SET EXERCISE: Print, word for word, the opening line of the data below and every line after it through the line that contains "from matplotlib.patches import FancyBboxPatch", but not the pictures.

───── DATA FOR PROCESSING ─────

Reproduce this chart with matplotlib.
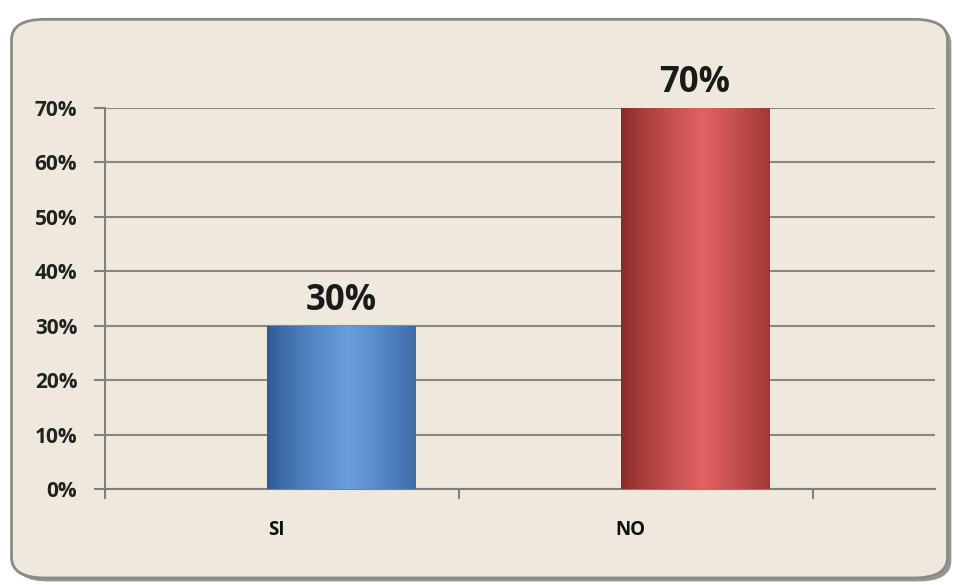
import matplotlib.pyplot as plt
import numpy as np
from matplotlib.patches import FancyBboxPatch

categories = ['SI', 'NO']
values = [0.30, 0.70]
labels = ['30%', '70%']
yticks = [0, 0.1, 0.2, 0.3, 0.4, 0.5, 0.6, 0.7]
ytick_labels = ['0%', '10%', '20%', '30%', '40%', '50%', '60%', '70%']

plt.rcParams['font.family'] = ['Open Sans', 'DejaVu Sans']

fig = plt.figure(figsize=(9.59, 5.85), dpi=100)
fig.patch.set_facecolor('white')

# rounded frame with a soft shadow
shadow = FancyBboxPatch((0.016, 0.006), 0.976, 0.955, boxstyle='round,pad=0,rounding_size=0.035',
                        transform=fig.transFigure, facecolor='#9a968f', edgecolor='none', zorder=0)
frame = FancyBboxPatch((0.012, 0.012), 0.976, 0.955, boxstyle='round,pad=0,rounding_size=0.035',
                       transform=fig.transFigure, facecolor='#eee8dd', edgecolor='#8c8a86',
                       linewidth=2, zorder=1)
fig.patches.extend([shadow, frame])

ax = fig.add_axes([0.1095, 0.164, 0.8655, 0.6514])
ax.set_facecolor('none')
ax.set_zorder(2)

x = np.arange(len(categories))
width = 0.42
offset = 0.167  # bars sit right of the category centre
grads = [('#2d5a92', '#6b9ee0'), ('#8a2828', '#e26262')]

# gradient filled bars
for xi, v, (dark, light) in zip(x + offset, values, grads):
    bar = ax.bar(xi, v, width, color='none', edgecolor='none', zorder=3)[0]
    t = np.linspace(0, 1, 200)
    prof = np.clip(1 - np.abs(t - 0.55) / 0.55, 0, 1) ** 0.8
    c0 = np.array(plt.matplotlib.colors.to_rgb(dark))
    c1 = np.array(plt.matplotlib.colors.to_rgb(light))
    img = c0[None, None, :] + (c1 - c0)[None, None, :] * prof[None, :, None]
    im = ax.imshow(img, extent=[xi - width / 2, xi + width / 2, 0, v], aspect='auto', zorder=3)
    im.set_clip_path(bar)

for xi, v, lab in zip(x + offset, values, labels):
    ax.text(xi, v + 0.012, lab, ha='center', va='bottom', fontsize=25, fontweight='bold', color='#1a1a1a', zorder=4)

ax.set_xlim(-0.5, 1.845)
ax.set_ylim(0, 0.7)
ax.set_yticks(yticks)
ax.set_yticklabels(ytick_labels, fontsize=15, fontweight='bold', color='#222222')
ax.set_xticks([-0.5, 0.5, 1.5])
ax.set_xticklabels([])
ax.set_xticks(x - 0.015, minor=True)
ax.set_xticklabels(categories, minor=True, fontsize=13.5, fontweight='bold', color='#111111')
ax.tick_params(axis='x', which='minor', length=0, pad=22)
ax.tick_params(axis='x', which='major', length=7, width=1.5, color='#7f7f7f', direction='out')
ax.tick_params(axis='y', length=8, width=1.5, color='#7f7f7f', pad=12)

ax.grid(axis='y', color='#8a8680', linewidth=1.5, zorder=1)
ax.set_axisbelow(True)
for s in ['top', 'right']:
    ax.spines[s].set_visible(False)
for s in ['left', 'bottom']:
    ax.spines[s].set_color('#7f7f7f')
    ax.spines[s].set_linewidth(1.5)

fig.savefig('out.png', dpi=100)
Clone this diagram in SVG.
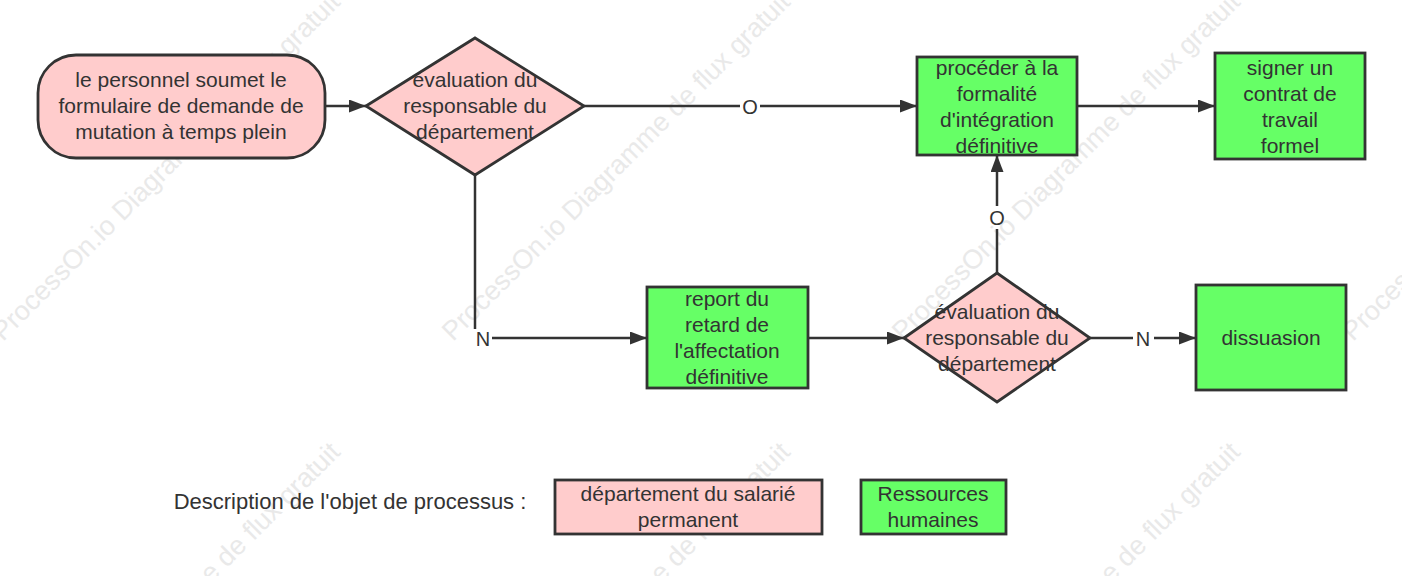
<svg xmlns="http://www.w3.org/2000/svg" width="1402" height="576" viewBox="0 0 1402 576">
<defs>
<marker id="arr" markerWidth="17" markerHeight="13" refX="17" refY="6.5" orient="auto" markerUnits="userSpaceOnUse">
<path d="M0,0 L17,6.5 L0,13 Z" fill="#333"/>
</marker>
<style>
.pink{fill:#FFCCCC;stroke:#333;stroke-width:2.8}
.green{fill:#66FF66;stroke:#333;stroke-width:2.8}
.t{font-family:"Liberation Sans",Arial,sans-serif;font-size:21px;fill:#333;text-anchor:middle}
.lbl{font-family:"Liberation Sans",Arial,sans-serif;font-size:20px;fill:#333;text-anchor:middle}
.c{fill:none;stroke:#333;stroke-width:2.5}
.wm{font-family:"Liberation Sans",Arial,sans-serif;font-size:27px;fill:#e9e9e9}
</style>
</defs>
<rect width="1402" height="576" fill="#fff"/>
<g id="watermarks">
<text class="wm" transform="translate(3,342) rotate(-45)">ProcessOn.io Diagramme de flux gratuit</text>
<text class="wm" transform="translate(453,342) rotate(-45)">ProcessOn.io Diagramme de flux gratuit</text>
<text class="wm" transform="translate(903,342) rotate(-45)">ProcessOn.io Diagramme de flux gratuit</text>
<text class="wm" transform="translate(1353,342) rotate(-45)">ProcessOn.io Diagramme de flux gratuit</text>
<text class="wm" transform="translate(3,792) rotate(-45)">ProcessOn.io Diagramme de flux gratuit</text>
<text class="wm" transform="translate(453,792) rotate(-45)">ProcessOn.io Diagramme de flux gratuit</text>
<text class="wm" transform="translate(903,792) rotate(-45)">ProcessOn.io Diagramme de flux gratuit</text>
</g>
<g id="connectors">
<line class="c" x1="325" y1="106" x2="366" y2="106" marker-end="url(#arr)"/>
<line class="c" x1="584" y1="106" x2="740" y2="106"/>
<line class="c" x1="760" y1="106" x2="917" y2="106" marker-end="url(#arr)"/>
<text class="lbl" x="750" y="114">O</text>
<line class="c" x1="1077" y1="106" x2="1215" y2="106" marker-end="url(#arr)"/>
<polyline class="c" points="475,175 475,329"/>
<line class="c" x1="492" y1="338" x2="647" y2="338" marker-end="url(#arr)"/>
<text class="lbl" x="483" y="346">N</text>
<line class="c" x1="808" y1="338" x2="904" y2="338" marker-end="url(#arr)"/>
<line class="c" x1="997" y1="273" x2="997" y2="229"/>
<line class="c" x1="997" y1="206" x2="997" y2="155" marker-end="url(#arr)"/>
<text class="lbl" x="997" y="225">O</text>
<line class="c" x1="1090" y1="338" x2="1133" y2="338"/>
<line class="c" x1="1154" y1="338" x2="1196" y2="338" marker-end="url(#arr)"/>
<text class="lbl" x="1143" y="346">N</text>
</g>
<g id="start">
<rect class="pink" x="38" y="55" width="287" height="103" rx="38" ry="38"/>
<text class="t" x="181" y="87">le personnel soumet le</text>
<text class="t" x="181" y="113">formulaire de demande de</text>
<text class="t" x="181" y="139">mutation à temps plein</text>
</g>
<g id="decision1">
<polygon class="pink" points="366,106 475,38 584,106 475,175"/>
<text class="t" x="475" y="87">évaluation du</text>
<text class="t" x="475" y="113">responsable du</text>
<text class="t" x="475" y="139">département</text>
</g>
<g id="integration">
<rect class="green" x="917" y="57" width="160" height="98"/>
<text class="t" x="997" y="75">procéder à la</text>
<text class="t" x="997" y="101">formalité</text>
<text class="t" x="997" y="127">d'intégration</text>
<text class="t" x="997" y="153">définitive</text>
</g>
<g id="contrat">
<rect class="green" x="1215" y="53" width="150" height="106"/>
<text class="t" x="1290" y="75">signer un</text>
<text class="t" x="1290" y="101">contrat de</text>
<text class="t" x="1290" y="127">travail</text>
<text class="t" x="1290" y="153">formel</text>
</g>
<g id="report">
<rect class="green" x="647" y="287" width="161" height="101"/>
<text class="t" x="727" y="306">report du</text>
<text class="t" x="727" y="332">retard de</text>
<text class="t" x="727" y="358">l'affectation</text>
<text class="t" x="727" y="384">définitive</text>
</g>
<g id="decision2">
<polygon class="pink" points="904,338 997,273 1090,338 997,402"/>
<text class="t" x="997" y="319">évaluation du</text>
<text class="t" x="997" y="345">responsable du</text>
<text class="t" x="997" y="371">département</text>
</g>
<g id="dissuasion">
<rect class="green" x="1196" y="285" width="150" height="105"/>
<text class="t" x="1271" y="345">dissuasion</text>
</g>
<g id="legend">
<text class="t" x="350" y="509" style="font-size:22px">Description de l'objet de processus :</text>
<rect class="pink" x="555" y="480" width="267" height="54"/>
<text class="t" x="688" y="501">département du salarié</text>
<text class="t" x="688" y="527">permanent</text>
<rect class="green" x="861" y="480" width="145" height="54"/>
<text class="t" x="933" y="501">Ressources</text>
<text class="t" x="933" y="527">humaines</text>
</g>
</svg>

─────

WRITTEN SOLUTION:
Reproduce this chart with matplotlib.
import matplotlib.pyplot as plt
import numpy as np
from matplotlib.patches import FancyBboxPatch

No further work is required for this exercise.